Metal lens caps are not new, but Sigma’s approach is rather novel. Leica has been using metal lens caps for some time on many of its optics across different mounts, the most common of which is a cup-like design that fits the cap over the front of the lens and is held in place by snug pressure. Sigma seems to have been inspired by Leica’s use of metal – probably thanks to its involvement in the L-Mount Alliance – but put its own twist on it. Instead of using a cup design, Sigma went with a magnetic metal disc.
The cap itself is magnetized and fits snugly over the front of the lens with or without the lens hood attached. For a series of lenses designed entirely out of metal, this finishing touch feels aesthetically right.

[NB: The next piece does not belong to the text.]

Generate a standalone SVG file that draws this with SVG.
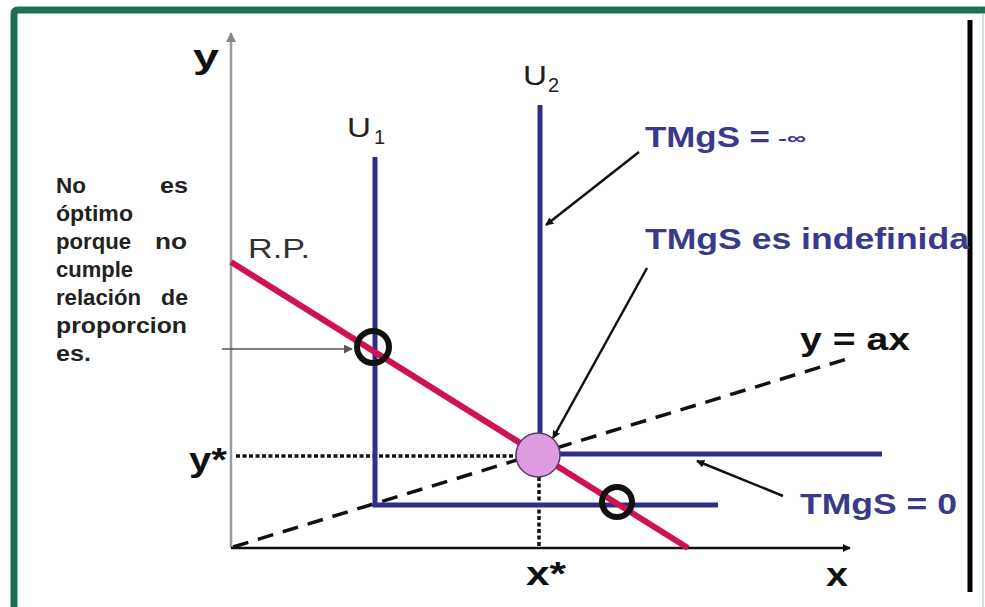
<svg xmlns="http://www.w3.org/2000/svg" width="985" height="607" viewBox="0 0 985 607">
<style>
.lbl{font-family:"Liberation Sans",Arial,sans-serif;}
.b{font-weight:bold;}
.navy{fill:#3a3a8c;}
.side{font-family:"Liberation Sans",Arial,sans-serif;font-weight:bold;font-size:22px;fill:#222;}
.ic{fill:none;stroke:#2e2e8a;stroke-width:5;}
.ptr{stroke:#111;stroke-width:2.5;fill:none;}
.dot{stroke:#111;stroke-width:3.5;stroke-dasharray:4 2.5;fill:none;}
</style>
<defs>
<marker id="ah" viewBox="0 0 10 10" refX="9" refY="5" markerWidth="8" markerHeight="8" markerUnits="userSpaceOnUse" orient="auto">
<path d="M0,0 L10,5 L0,10 Z" fill="#111"/>
</marker>
<marker id="ahg" viewBox="0 0 10 10" refX="9" refY="5" markerWidth="9" markerHeight="9" markerUnits="userSpaceOnUse" orient="auto">
<path d="M0,0 L10,5 L0,10 Z" fill="#555"/>
</marker>
<marker id="ahy" viewBox="0 0 10 10" refX="9" refY="5" markerWidth="10" markerHeight="10" markerUnits="userSpaceOnUse" orient="auto">
<path d="M0,0 L10,5 L0,10 Z" fill="#888"/>
</marker>
</defs>
<rect width="985" height="607" fill="#fff"/>
<path d="M14,607 V14 Q14,10 18,10 H985" fill="none" stroke="#1c6e57" stroke-width="7"/>
<line x1="983" y1="14" x2="983" y2="607" stroke="#cfe3dc" stroke-width="2"/>
<line x1="970" y1="20" x2="970" y2="592" stroke="#000" stroke-width="5"/>

<g id="axes">
<line x1="231" y1="548" x2="231" y2="33" stroke="#999" stroke-width="2.5" marker-end="url(#ahy)"/>
<line x1="231" y1="548" x2="850" y2="548" stroke="#111" stroke-width="2.5" marker-end="url(#ah)"/>
<text class="lbl b" x="193" y="68" font-size="34" fill="#111" textLength="26" lengthAdjust="spacingAndGlyphs">y</text>
<text class="lbl b" x="826" y="586" font-size="33" fill="#111" textLength="22" lengthAdjust="spacingAndGlyphs">x</text>
</g>

<g id="ray">
<line x1="233" y1="547" x2="850" y2="358" stroke="#111" stroke-width="3.5" stroke-dasharray="16 10"/>
<text class="lbl b" x="800" y="350" font-size="31" fill="#111" textLength="110" lengthAdjust="spacingAndGlyphs">y = ax</text>
</g>

<g id="guides">
<line class="dot" x1="236" y1="456" x2="517" y2="456"/>
<line class="dot" x1="539" y1="477" x2="539" y2="547"/>
<text class="lbl b" x="189" y="471" font-size="33" fill="#111" textLength="38" lengthAdjust="spacingAndGlyphs">y*</text>
<text class="lbl b" x="526" y="585" font-size="33" fill="#111" textLength="40" lengthAdjust="spacingAndGlyphs">x*</text>
</g>

<g id="U1">
<path class="ic" d="M375,157 V505 H718"/>
<text class="lbl" x="347" y="137" font-size="28" fill="#222" textLength="24" lengthAdjust="spacingAndGlyphs">U</text>
<text class="lbl" x="374" y="144" font-size="20" fill="#222">1</text>
</g>

<g id="U2">
<path class="ic" d="M540,105 V454 H882"/>
<text class="lbl" x="523" y="85" font-size="28" fill="#222" textLength="24" lengthAdjust="spacingAndGlyphs">U</text>
<text class="lbl" x="548" y="92" font-size="20" fill="#222">2</text>
</g>

<g id="RP">
<line x1="231" y1="262" x2="688" y2="548" stroke="#d0124e" stroke-width="6"/>
<text class="lbl" x="248" y="258" font-size="28" fill="#333" textLength="62" lengthAdjust="spacingAndGlyphs">R.P.</text>
</g>

<g id="marks">
<circle cx="373" cy="347" r="16" fill="none" stroke="#111" stroke-width="6"/>
<circle cx="617" cy="502" r="15" fill="none" stroke="#111" stroke-width="6"/>
<circle cx="538" cy="455" r="22" fill="#dd9ce0" stroke="#5a3a6a" stroke-width="1.5"/>
</g>

<g id="connectors">
<line x1="222" y1="349" x2="352" y2="349" stroke="#555" stroke-width="1.5" marker-end="url(#ahg)"/>
<line class="ptr" x1="639" y1="152" x2="546" y2="225" marker-end="url(#ah)"/>
<line class="ptr" x1="647" y1="268" x2="553" y2="438" marker-end="url(#ah)"/>
<line class="ptr" x1="783" y1="496" x2="697" y2="461" marker-end="url(#ah)"/>
</g>

<g id="labels">
<text class="lbl b navy" x="645" y="147" font-size="30" textLength="125" lengthAdjust="spacingAndGlyphs">TMgS =</text>
<text class="lbl b navy" x="778" y="144" font-size="17" textLength="28" lengthAdjust="spacingAndGlyphs">-∞</text>
<text class="lbl b navy" x="645" y="249" font-size="30" textLength="324" lengthAdjust="spacingAndGlyphs">TMgS es indefinida</text>
<text class="lbl b navy" x="800" y="514" font-size="30" textLength="157" lengthAdjust="spacingAndGlyphs">TMgS = 0</text>
</g>

<g id="note">
<text class="side" x="56" y="193" textLength="30" lengthAdjust="spacingAndGlyphs">No</text>
<text class="side" x="160" y="193" textLength="28" lengthAdjust="spacingAndGlyphs">es</text>
<text class="side" x="56" y="221" textLength="77" lengthAdjust="spacingAndGlyphs">óptimo</text>
<text class="side" x="56" y="249" textLength="75" lengthAdjust="spacingAndGlyphs">porque</text>
<text class="side" x="155" y="249" textLength="32" lengthAdjust="spacingAndGlyphs">no</text>
<text class="side" x="56" y="277" textLength="77" lengthAdjust="spacingAndGlyphs">cumple</text>
<text class="side" x="56" y="305" textLength="85" lengthAdjust="spacingAndGlyphs">relación</text>
<text class="side" x="161" y="305" textLength="27" lengthAdjust="spacingAndGlyphs">de</text>
<text class="side" x="56" y="333" textLength="131" lengthAdjust="spacingAndGlyphs">proporcion</text>
<text class="side" x="56" y="361" textLength="35" lengthAdjust="spacingAndGlyphs">es.</text>
</g>
</svg>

Because these caps are built specifically for the I Series lenses, you wouldn’t want to misplace them. To help prevent loss, Sigma has also announced a magnetic metal lens cap holder that is attached to a carabiner.
“When a cap is removed from the lens it should have a proper place where it can be kept,” Sigma says. “Using this as a starting point, a cap holder using the magnetic force of the dedicated cap was created. With the cap attached to the ring plate, and the plate clipped to a bag or belt, the cap is always within easy reach and is less likely to get lost. Plus, its elegant design is a stylish addition to a photographer’s equipment.”
The holder is donut-shaped to allow you to easily pop the magnetic cap off the holder. Sigma’s product description is sure to mention that it is compatible with all lens cap sizes, which means that it will not only work with the three metal lens caps that were announced today, but also any possible future caps the company decides to release.
The cap holder is available to pre-order for $30 and will likely be released alongside the new I Series lenses in January 2021. Should you still manage to lose one of the metal lens caps, they can be purchased for $16 each in three filter sizes. If you’re already using the 45mm f/2.8 lens (which has been retroactively added to the I Series), a metal lens cap for its 55mm filter is available.